After some lull in the middle of the field, the Fighting Irish regained the attack and gave senior goalkeeper Luis Soffner a chance. The Irish’s Max Lachowecki put his head on a cross coming from the right side of the field. The ball bounced opposite of Soffner’s momentum, and IU’s senior co-captain had to switch his body weight and grab the ball off the line.

He succeeded.

“Luckily I was in the right place at the right time, and I just made myself big,” Soffner said. “I got a hand on it, and it just fell right down in front of me. Those shots can go both ways, though. Especially early like that, it can either deflate us or get the other team going.”

The rest of the half followed in the same fashion until IU picked up the offensive pressure toward the 20th minute of the game.

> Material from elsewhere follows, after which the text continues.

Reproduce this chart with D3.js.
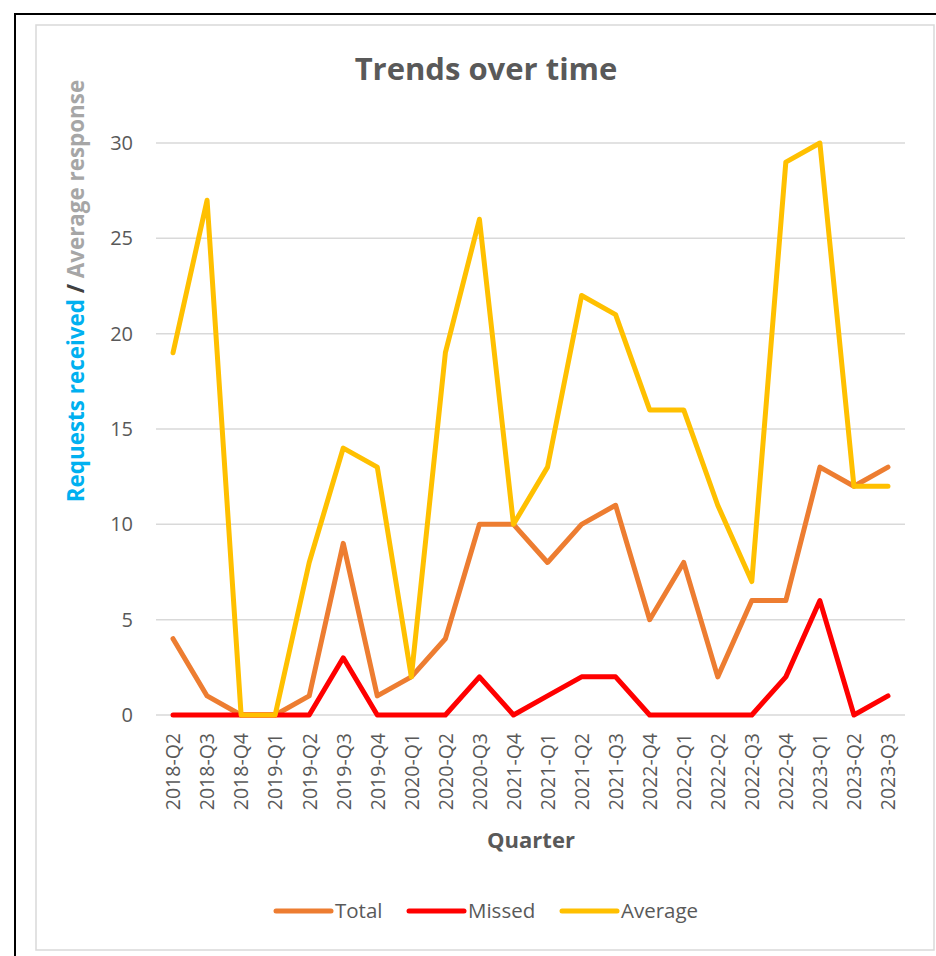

The pressure remained right up until the final minute of the half, when sophomore midfielder Dylan Lax dribbled his way into the Irish box for a shot.

The save from Lax’s shot was made just as the halftime whistle blew, allowing the teams to reassess their strategies.

“This entire year we, for our first halves, we have come out slow, and it’s something we definitely need to fix,” junior midfielder Jacob Bushue said. “But as the games go on, we always pick it up in the second half. I thought as tonight’s game went on, we got stronger.”

The second halves are what both teams have known best this season. Coming into the game, the Fighting Irish had outscored their opponents 9-2 in the second half, whereas the Hoosiers had outscored their opponents 12-0 in the final 45 minutes.

It would be Notre Dame who found the net. Dillon Powers put his corner into the box from the right side of the field. Van De Casteele found the cross at the entrance to the box, knocking a header down into the ground. The ball hopped up to the far upper corner of the Indiana goal.

“On a corner kick, their big number 20 from the back had been coming up all night,” Soffner said. “I think Zaveleta was covering him throughout the night, and he was off the field for that restart. Every play we should be strong, though, and we need to have the mentality that we’re going to do everything we can not to let anything up.”

At the time of the goal, Soffner had seven saves while Notre Dame goalkeeper Patrick Wall had none.

Given the Fighting Irish offensive pressure, the Hoosiers were unable to put many shots on goal to challenge Wall.

As the game wound down, junior midfielder Nikita Kotlov was awarded a foul in the final minute near the Notre Dame right corner flag. Corrado took the cross, and Soffner pulled away from his line to get in on the action.

The ball hopped around the middle of the 18 but, as in the other 89 minutes of the game, did not find its way into the back of the net.

The Hoosiers continue conference play at Penn State on Saturday night.